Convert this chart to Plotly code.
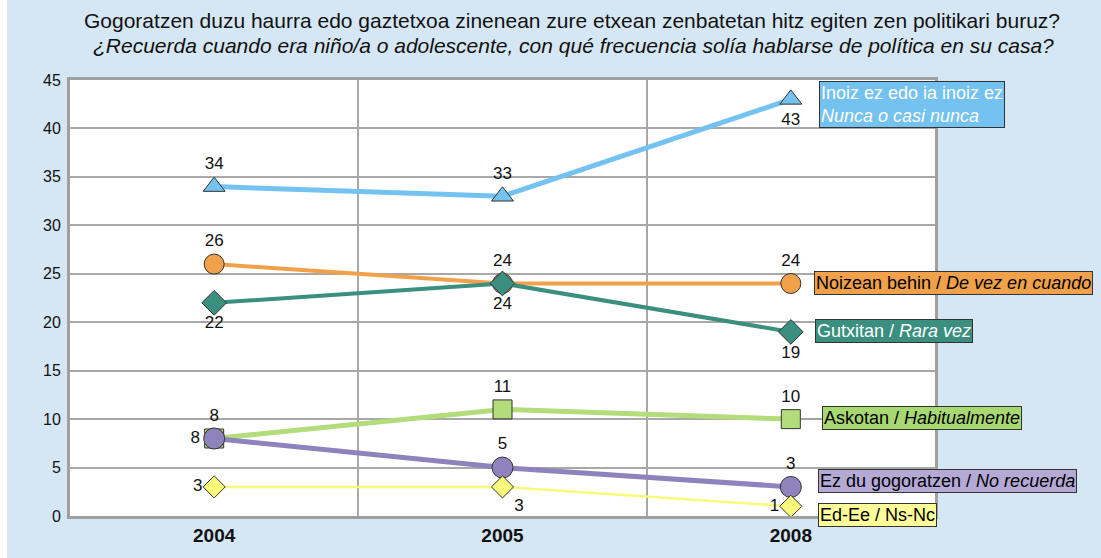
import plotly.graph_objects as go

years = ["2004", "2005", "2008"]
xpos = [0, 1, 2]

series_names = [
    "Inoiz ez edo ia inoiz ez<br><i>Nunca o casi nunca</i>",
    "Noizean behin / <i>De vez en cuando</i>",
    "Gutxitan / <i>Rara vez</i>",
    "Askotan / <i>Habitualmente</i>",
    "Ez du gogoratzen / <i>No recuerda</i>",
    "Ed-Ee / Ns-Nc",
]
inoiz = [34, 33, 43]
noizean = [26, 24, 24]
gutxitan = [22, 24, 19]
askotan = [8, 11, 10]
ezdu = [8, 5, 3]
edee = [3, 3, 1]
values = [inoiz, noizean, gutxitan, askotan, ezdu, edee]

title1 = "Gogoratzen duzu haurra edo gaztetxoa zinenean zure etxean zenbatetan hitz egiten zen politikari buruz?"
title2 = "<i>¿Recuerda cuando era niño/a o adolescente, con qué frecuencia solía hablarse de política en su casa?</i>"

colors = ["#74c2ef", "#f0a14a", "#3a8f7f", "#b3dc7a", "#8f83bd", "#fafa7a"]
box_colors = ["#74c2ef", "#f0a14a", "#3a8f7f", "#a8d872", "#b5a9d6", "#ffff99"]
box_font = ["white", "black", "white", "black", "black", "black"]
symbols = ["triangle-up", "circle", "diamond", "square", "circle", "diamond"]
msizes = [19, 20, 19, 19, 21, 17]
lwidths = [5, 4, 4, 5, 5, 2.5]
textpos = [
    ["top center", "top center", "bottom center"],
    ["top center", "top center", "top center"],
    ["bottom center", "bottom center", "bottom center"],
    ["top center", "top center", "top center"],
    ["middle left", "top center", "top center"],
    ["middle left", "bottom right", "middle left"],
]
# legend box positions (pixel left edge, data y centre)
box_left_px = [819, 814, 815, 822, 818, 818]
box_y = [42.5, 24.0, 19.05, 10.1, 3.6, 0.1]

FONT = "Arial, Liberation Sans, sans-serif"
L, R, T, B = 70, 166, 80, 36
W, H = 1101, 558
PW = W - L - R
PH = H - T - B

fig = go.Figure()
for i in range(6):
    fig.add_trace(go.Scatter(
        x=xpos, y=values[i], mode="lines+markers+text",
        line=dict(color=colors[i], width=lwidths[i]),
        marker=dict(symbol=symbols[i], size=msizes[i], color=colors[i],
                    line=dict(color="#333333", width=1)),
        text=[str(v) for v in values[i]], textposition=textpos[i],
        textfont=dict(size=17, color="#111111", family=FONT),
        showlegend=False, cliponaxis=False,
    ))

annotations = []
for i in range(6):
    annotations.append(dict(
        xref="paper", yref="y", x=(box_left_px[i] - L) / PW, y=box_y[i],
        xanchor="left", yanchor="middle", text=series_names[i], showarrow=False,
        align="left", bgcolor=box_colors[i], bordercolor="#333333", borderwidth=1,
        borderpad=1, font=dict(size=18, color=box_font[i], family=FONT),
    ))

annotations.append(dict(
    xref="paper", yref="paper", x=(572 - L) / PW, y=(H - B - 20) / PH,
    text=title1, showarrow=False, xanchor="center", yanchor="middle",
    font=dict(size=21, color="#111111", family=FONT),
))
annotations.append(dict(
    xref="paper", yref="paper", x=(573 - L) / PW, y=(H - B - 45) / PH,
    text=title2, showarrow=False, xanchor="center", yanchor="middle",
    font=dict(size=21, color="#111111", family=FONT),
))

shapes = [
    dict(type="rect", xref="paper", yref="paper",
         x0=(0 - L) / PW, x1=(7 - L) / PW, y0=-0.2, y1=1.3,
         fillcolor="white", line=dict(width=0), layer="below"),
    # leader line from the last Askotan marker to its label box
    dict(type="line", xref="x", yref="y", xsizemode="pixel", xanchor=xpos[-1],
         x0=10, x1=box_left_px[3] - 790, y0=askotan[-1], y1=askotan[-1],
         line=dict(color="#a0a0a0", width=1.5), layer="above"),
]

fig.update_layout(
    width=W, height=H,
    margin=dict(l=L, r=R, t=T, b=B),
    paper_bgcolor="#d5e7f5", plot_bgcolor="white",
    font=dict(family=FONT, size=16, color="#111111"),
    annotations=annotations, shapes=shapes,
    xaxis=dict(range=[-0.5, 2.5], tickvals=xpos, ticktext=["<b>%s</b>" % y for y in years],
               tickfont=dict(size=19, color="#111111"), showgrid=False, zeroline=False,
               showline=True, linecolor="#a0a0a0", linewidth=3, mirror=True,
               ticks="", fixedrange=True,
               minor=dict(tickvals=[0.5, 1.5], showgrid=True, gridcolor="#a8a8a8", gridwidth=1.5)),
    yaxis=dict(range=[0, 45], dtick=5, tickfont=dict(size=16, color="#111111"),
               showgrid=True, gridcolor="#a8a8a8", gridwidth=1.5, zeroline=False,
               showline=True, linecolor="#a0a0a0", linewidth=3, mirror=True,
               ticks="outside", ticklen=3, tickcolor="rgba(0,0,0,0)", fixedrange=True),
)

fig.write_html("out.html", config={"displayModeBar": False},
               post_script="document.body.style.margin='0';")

○ ○ ○ ○

*Problem to solve*. Repeat the material above verbatim, with no pictures in the output.

*Reply to the task*.
Convert this chart to Plotly code.
import plotly.graph_objects as go

years = ["2004", "2005", "2008"]
xpos = [0, 1, 2]

series_names = [
    "Inoiz ez edo ia inoiz ez<br><i>Nunca o casi nunca</i>",
    "Noizean behin / <i>De vez en cuando</i>",
    "Gutxitan / <i>Rara vez</i>",
    "Askotan / <i>Habitualmente</i>",
    "Ez du gogoratzen / <i>No recuerda</i>",
    "Ed-Ee / Ns-Nc",
]
inoiz = [34, 33, 43]
noizean = [26, 24, 24]
gutxitan = [22, 24, 19]
askotan = [8, 11, 10]
ezdu = [8, 5, 3]
edee = [3, 3, 1]
values = [inoiz, noizean, gutxitan, askotan, ezdu, edee]

title1 = "Gogoratzen duzu haurra edo gaztetxoa zinenean zure etxean zenbatetan hitz egiten zen politikari buruz?"
title2 = "<i>¿Recuerda cuando era niño/a o adolescente, con qué frecuencia solía hablarse de política en su casa?</i>"

colors = ["#74c2ef", "#f0a14a", "#3a8f7f", "#b3dc7a", "#8f83bd", "#fafa7a"]
box_colors = ["#74c2ef", "#f0a14a", "#3a8f7f", "#a8d872", "#b5a9d6", "#ffff99"]
box_font = ["white", "black", "white", "black", "black", "black"]
symbols = ["triangle-up", "circle", "diamond", "square", "circle", "diamond"]
msizes = [19, 20, 19, 19, 21, 17]
lwidths = [5, 4, 4, 5, 5, 2.5]
textpos = [
    ["top center", "top center", "bottom center"],
    ["top center", "top center", "top center"],
    ["bottom center", "bottom center", "bottom center"],
    ["top center", "top center", "top center"],
    ["middle left", "top center", "top center"],
    ["middle left", "bottom right", "middle left"],
]
# legend box positions (pixel left edge, data y centre)
box_left_px = [819, 814, 815, 822, 818, 818]
box_y = [42.5, 24.0, 19.05, 10.1, 3.6, 0.1]

FONT = "Arial, Liberation Sans, sans-serif"
L, R, T, B = 70, 166, 80, 36
W, H = 1101, 558
PW = W - L - R
PH = H - T - B

fig = go.Figure()
for i in range(6):
    fig.add_trace(go.Scatter(
        x=xpos, y=values[i], mode="lines+markers+text",
        line=dict(color=colors[i], width=lwidths[i]),
        marker=dict(symbol=symbols[i], size=msizes[i], color=colors[i],
                    line=dict(color="#333333", width=1)),
        text=[str(v) for v in values[i]], textposition=textpos[i],
        textfont=dict(size=17, color="#111111", family=FONT),
        showlegend=False, cliponaxis=False,
    ))

annotations = []
for i in range(6):
    annotations.append(dict(
        xref="paper", yref="y", x=(box_left_px[i] - L) / PW, y=box_y[i],
        xanchor="left", yanchor="middle", text=series_names[i], showarrow=False,
        align="left", bgcolor=box_colors[i], bordercolor="#333333", borderwidth=1,
        borderpad=1, font=dict(size=18, color=box_font[i], family=FONT),
    ))

annotations.append(dict(
    xref="paper", yref="paper", x=(572 - L) / PW, y=(H - B - 20) / PH,
    text=title1, showarrow=False, xanchor="center", yanchor="middle",
    font=dict(size=21, color="#111111", family=FONT),
))
annotations.append(dict(
    xref="paper", yref="paper", x=(573 - L) / PW, y=(H - B - 45) / PH,
    text=title2, showarrow=False, xanchor="center", yanchor="middle",
    font=dict(size=21, color="#111111", family=FONT),
))

shapes = [
    dict(type="rect", xref="paper", yref="paper",
         x0=(0 - L) / PW, x1=(7 - L) / PW, y0=-0.2, y1=1.3,
         fillcolor="white", line=dict(width=0), layer="below"),
    # leader line from the last Askotan marker to its label box
    dict(type="line", xref="x", yref="y", xsizemode="pixel", xanchor=xpos[-1],
         x0=10, x1=box_left_px[3] - 790, y0=askotan[-1], y1=askotan[-1],
         line=dict(color="#a0a0a0", width=1.5), layer="above"),
]

fig.update_layout(
    width=W, height=H,
    margin=dict(l=L, r=R, t=T, b=B),
    paper_bgcolor="#d5e7f5", plot_bgcolor="white",
    font=dict(family=FONT, size=16, color="#111111"),
    annotations=annotations, shapes=shapes,
    xaxis=dict(range=[-0.5, 2.5], tickvals=xpos, ticktext=["<b>%s</b>" % y for y in years],
               tickfont=dict(size=19, color="#111111"), showgrid=False, zeroline=False,
               showline=True, linecolor="#a0a0a0", linewidth=3, mirror=True,
               ticks="", fixedrange=True,
               minor=dict(tickvals=[0.5, 1.5], showgrid=True, gridcolor="#a8a8a8", gridwidth=1.5)),
    yaxis=dict(range=[0, 45], dtick=5, tickfont=dict(size=16, color="#111111"),
               showgrid=True, gridcolor="#a8a8a8", gridwidth=1.5, zeroline=False,
               showline=True, linecolor="#a0a0a0", linewidth=3, mirror=True,
               ticks="outside", ticklen=3, tickcolor="rgba(0,0,0,0)", fixedrange=True),
)

fig.write_html("out.html", config={"displayModeBar": False},
               post_script="document.body.style.margin='0';")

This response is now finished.